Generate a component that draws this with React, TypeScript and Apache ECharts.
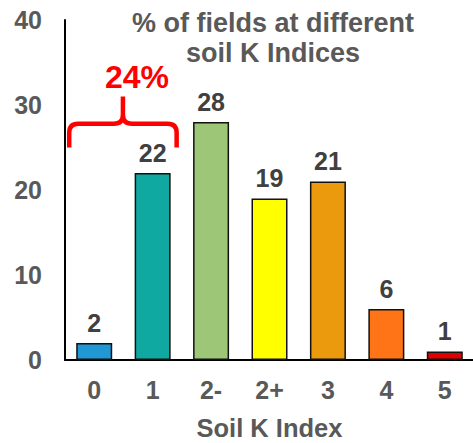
import React, { useEffect, useRef } from "react";
import * as echarts from "echarts";

// Share of fields in each soil potassium (K) index band
const categories = ["0", "1", "2-", "2+", "3", "4", "5"];
const percentages = [2, 22, 28, 19, 21, 6, 1];
const barColors = ["#1f98d4", "#0fa9a1", "#9dc777", "#ffff00", "#ea9a0c", "#fe7416", "#e10000"];
const yTicks = [0, 10, 20, 30, 40];

const FONT = "'Liberation Sans', Arial, sans-serif";
const GRAY = "#595959";

export default function App() {
  const ref = useRef<HTMLDivElement>(null);

  useEffect(() => {
    if (!ref.current) return;
    const chart = echarts.init(ref.current, null, { renderer: "svg" });

    chart.setOption({
      animation: false,
      title: {
        text: "% of fields at different\nsoil K Indices",
        left: 273,
        top: 8,
        padding: 0,
        textAlign: "center",
        textStyle: {
          fontFamily: FONT,
          fontSize: 27,
          fontWeight: "bold",
          color: GRAY,
          lineHeight: 30,
        },
      },
      grid: { left: 65, top: 20, width: 409, height: 340, outerBoundsMode: "none" },
      xAxis: {
        type: "category",
        data: categories,
        axisLine: { lineStyle: { color: "#000", width: 2 } },
        axisTick: { show: false },
        axisLabel: {
          margin: 17,
          fontFamily: FONT,
          fontSize: 25,
          fontWeight: "bold",
          color: GRAY,
        },
        name: "Soil K Index",
        nameLocation: "middle",
        nameGap: 55,
        nameTextStyle: {
          fontFamily: FONT,
          fontSize: 25.5,
          lineHeight: 26,
          fontWeight: "bold",
          color: GRAY,
        },
      },
      yAxis: {
        type: "value",
        min: yTicks[0],
        max: yTicks[yTicks.length - 1],
        interval: 10,
        axisLine: { show: true, lineStyle: { color: "#000", width: 2 } },
        axisTick: { show: false },
        splitLine: { show: false },
        axisLabel: {
          margin: 23,
          fontFamily: FONT,
          fontSize: 25,
          fontWeight: "bold",
          color: GRAY,
        },
      },
      series: [
        {
          type: "bar",
          barWidth: 36,
          data: percentages.map((v, i) => ({
            value: v,
            itemStyle: { color: barColors[i], borderColor: "#111", borderWidth: 1.5 },
          })),
          label: {
            show: true,
            position: "top",
            distance: 8,
            fontFamily: FONT,
            fontSize: 25,
            fontWeight: "bold",
            color: "#404040",
          },
        },
      ],
    });

    // Curly bracket grouping the two lowest index bands, with their combined share
    const lowShare = percentages[0] + percentages[1];
    const [x0] = chart.convertToPixel({ gridIndex: 0 }, [0, 0]);
    const [x1] = chart.convertToPixel({ gridIndex: 0 }, [1, 0]);
    const yOf = (v: number) => chart.convertToPixel({ gridIndex: 0 }, [0, v])[1];
    const xL = x0 - 25;
    const xR = x1 + 24;
    const xM = (xL + xR) / 2;
    const yEnd = yOf(25);
    const yH = yOf(27.8);
    const yTop = yOf(31);
    const r = 9;
    const d =
      `M${xL} ${yEnd} L${xL} ${yH + r} Q${xL} ${yH} ${xL + r} ${yH} ` +
      `L${xM - r} ${yH} Q${xM} ${yH} ${xM} ${yH - r} L${xM} ${yTop} ` +
      `M${xM} ${yH - r} Q${xM} ${yH} ${xM + r} ${yH} ` +
      `L${xR - r} ${yH} Q${xR} ${yH} ${xR} ${yH + r} L${xR} ${yEnd}`;
    echarts.graphic.registerShape("lowBracket", echarts.graphic.extendPath(d, {}));

    chart.setOption({
      graphic: [
        {
          type: "lowBracket",
          x: 0,
          y: 0,
          style: { fill: "none", stroke: "#ff0000", lineWidth: 4.5, lineJoin: "round" },
        },
        {
          type: "text",
          x: xM + 14,
          y: yOf(33.3),
          style: {
            text: `${lowShare}%`,
            fontFamily: FONT,
            fontSize: 32,
            fontWeight: "bold",
            fill: "#ff0000",
            textAlign: "center",
            textVerticalAlign: "middle",
          },
        },
      ],
    });

    return () => chart.dispose();
  }, []);

  return (
    <div
      ref={ref}
      style={{ position: "fixed", left: 0, top: 0, width: 473, height: 443, background: "#fff" }}
    />
  );
}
^^^^^^^^^^^^^^^^
■ EXERCISE PROMPT
Copy nothing but the lines from the top of the data down to the line containing "import * as", and leave the pictures out.

■ RESULT OF THE EXERCISE
Generate a component that draws this with React, TypeScript and Apache ECharts.
import React, { useEffect, useRef } from "react";
import * as echarts from "echarts";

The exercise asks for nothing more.